Consider the data that follows and state how many lines contain the string "Rebuild", using the number alone.

▶ [EXCERPTED DATA]

-- BEGIN --

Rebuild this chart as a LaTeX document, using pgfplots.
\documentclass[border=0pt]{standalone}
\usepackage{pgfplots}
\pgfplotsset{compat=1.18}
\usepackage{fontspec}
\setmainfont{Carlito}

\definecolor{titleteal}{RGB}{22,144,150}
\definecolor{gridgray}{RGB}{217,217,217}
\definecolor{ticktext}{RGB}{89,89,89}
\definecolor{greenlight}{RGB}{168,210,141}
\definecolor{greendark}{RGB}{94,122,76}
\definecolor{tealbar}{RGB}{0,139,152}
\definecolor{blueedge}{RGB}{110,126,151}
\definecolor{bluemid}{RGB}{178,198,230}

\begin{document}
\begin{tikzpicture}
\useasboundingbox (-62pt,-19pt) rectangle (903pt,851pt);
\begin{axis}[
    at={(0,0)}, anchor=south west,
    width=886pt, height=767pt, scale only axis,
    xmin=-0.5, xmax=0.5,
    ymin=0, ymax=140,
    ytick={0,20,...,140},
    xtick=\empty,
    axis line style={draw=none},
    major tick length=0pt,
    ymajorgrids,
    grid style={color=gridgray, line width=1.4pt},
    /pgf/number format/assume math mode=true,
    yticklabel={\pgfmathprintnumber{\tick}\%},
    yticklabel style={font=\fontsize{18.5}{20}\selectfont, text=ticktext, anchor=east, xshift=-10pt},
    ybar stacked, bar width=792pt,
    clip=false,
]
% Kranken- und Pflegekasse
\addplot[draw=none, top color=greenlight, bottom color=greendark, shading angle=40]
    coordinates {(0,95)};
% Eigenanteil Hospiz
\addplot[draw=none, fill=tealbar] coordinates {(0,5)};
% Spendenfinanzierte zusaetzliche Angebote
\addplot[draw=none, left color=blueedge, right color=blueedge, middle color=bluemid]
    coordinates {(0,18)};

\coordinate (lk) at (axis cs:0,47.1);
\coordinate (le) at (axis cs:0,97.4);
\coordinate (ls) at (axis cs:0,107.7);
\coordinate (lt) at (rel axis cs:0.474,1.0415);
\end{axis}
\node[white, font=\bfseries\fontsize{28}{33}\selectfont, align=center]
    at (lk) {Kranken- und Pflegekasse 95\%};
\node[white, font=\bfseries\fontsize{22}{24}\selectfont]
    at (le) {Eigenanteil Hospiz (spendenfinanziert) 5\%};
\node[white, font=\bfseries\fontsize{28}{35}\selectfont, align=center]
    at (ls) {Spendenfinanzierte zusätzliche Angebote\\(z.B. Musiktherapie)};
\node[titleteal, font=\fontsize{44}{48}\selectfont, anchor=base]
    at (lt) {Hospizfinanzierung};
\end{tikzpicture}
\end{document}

-- END --
-- BEGIN --

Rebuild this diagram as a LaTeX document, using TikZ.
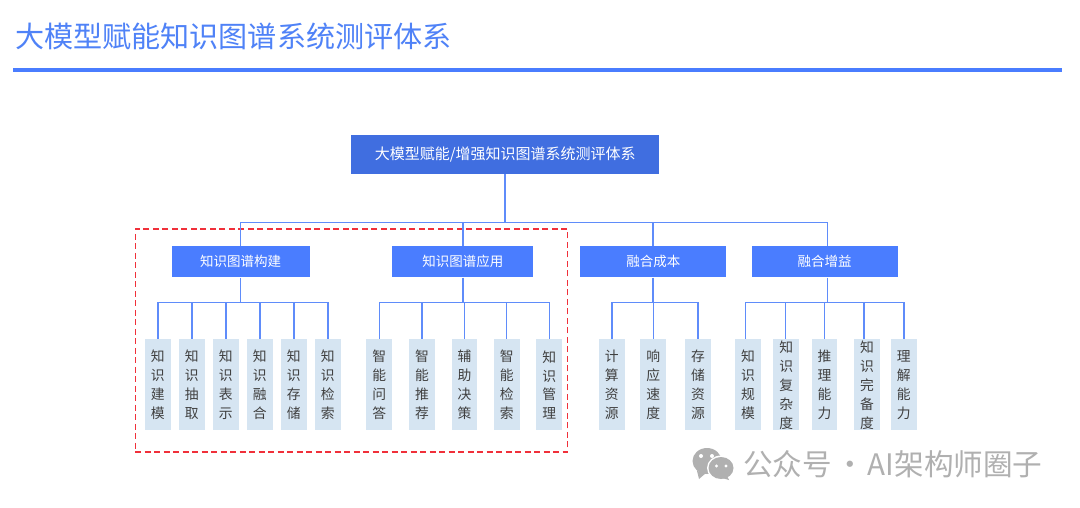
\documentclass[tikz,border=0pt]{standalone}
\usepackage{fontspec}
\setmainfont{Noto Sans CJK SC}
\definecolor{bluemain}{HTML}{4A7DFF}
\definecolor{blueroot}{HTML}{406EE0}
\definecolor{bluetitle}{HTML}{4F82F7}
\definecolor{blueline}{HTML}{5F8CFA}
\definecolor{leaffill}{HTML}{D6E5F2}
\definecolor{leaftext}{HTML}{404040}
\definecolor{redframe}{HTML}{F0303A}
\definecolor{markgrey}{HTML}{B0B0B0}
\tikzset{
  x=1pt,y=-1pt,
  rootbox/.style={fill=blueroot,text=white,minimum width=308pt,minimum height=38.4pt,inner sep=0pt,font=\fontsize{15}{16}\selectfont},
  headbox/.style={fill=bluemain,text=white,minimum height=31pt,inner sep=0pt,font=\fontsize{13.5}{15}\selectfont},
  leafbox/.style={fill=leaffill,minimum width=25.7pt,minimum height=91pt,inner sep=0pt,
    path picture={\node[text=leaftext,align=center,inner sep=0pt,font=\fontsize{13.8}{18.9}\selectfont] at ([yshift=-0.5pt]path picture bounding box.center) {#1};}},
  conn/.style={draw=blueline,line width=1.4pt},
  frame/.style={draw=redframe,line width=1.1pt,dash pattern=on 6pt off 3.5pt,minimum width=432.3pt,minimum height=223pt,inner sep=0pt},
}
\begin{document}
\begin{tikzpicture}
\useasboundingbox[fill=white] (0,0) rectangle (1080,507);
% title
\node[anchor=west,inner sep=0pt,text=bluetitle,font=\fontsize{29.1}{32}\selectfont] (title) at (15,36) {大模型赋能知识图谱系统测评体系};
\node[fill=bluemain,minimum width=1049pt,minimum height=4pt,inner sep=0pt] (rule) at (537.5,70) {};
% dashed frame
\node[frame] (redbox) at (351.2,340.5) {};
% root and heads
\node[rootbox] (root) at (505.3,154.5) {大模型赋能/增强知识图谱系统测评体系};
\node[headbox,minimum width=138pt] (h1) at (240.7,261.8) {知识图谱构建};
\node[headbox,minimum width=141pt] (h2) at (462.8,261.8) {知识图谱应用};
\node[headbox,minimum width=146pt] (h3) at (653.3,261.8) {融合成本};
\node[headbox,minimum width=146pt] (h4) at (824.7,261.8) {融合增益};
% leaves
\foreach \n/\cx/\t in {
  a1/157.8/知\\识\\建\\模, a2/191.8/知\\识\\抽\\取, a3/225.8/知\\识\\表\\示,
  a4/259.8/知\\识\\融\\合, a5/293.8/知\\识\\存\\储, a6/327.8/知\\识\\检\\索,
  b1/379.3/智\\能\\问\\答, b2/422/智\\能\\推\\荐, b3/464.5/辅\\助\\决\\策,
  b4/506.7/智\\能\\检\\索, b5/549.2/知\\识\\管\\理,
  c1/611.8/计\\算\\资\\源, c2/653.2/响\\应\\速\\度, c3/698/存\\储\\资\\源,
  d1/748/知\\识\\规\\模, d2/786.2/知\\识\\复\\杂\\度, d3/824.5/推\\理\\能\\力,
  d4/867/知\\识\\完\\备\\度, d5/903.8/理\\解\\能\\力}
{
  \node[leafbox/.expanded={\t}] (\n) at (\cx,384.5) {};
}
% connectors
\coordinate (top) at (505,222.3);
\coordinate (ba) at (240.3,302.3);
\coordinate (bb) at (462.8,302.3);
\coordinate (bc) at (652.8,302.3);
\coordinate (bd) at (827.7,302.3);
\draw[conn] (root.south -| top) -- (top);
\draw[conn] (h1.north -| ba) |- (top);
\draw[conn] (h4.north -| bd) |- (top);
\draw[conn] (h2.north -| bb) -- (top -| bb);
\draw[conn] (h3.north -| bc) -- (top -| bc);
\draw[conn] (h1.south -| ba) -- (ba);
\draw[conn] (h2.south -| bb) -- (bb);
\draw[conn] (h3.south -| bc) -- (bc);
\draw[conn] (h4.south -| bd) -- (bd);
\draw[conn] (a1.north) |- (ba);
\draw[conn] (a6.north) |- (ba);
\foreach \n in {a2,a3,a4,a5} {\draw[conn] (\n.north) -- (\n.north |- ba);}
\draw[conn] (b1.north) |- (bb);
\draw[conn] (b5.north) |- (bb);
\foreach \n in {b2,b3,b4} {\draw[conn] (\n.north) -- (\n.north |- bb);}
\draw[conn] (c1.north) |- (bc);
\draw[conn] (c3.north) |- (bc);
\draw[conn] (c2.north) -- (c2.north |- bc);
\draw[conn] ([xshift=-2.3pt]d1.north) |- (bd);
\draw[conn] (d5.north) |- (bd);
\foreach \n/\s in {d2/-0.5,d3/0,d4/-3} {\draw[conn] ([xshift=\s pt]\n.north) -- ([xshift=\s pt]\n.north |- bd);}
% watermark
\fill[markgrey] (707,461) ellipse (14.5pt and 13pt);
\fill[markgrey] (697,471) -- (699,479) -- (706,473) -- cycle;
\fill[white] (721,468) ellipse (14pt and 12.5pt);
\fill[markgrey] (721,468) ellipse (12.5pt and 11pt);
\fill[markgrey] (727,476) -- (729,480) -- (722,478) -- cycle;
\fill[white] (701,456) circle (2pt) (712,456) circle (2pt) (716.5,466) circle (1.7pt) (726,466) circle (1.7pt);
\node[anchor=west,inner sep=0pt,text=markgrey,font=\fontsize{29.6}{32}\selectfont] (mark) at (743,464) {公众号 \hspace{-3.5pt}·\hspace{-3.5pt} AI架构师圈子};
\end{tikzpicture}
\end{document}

-- END --

▶ [COMPLETED EXERCISE] 2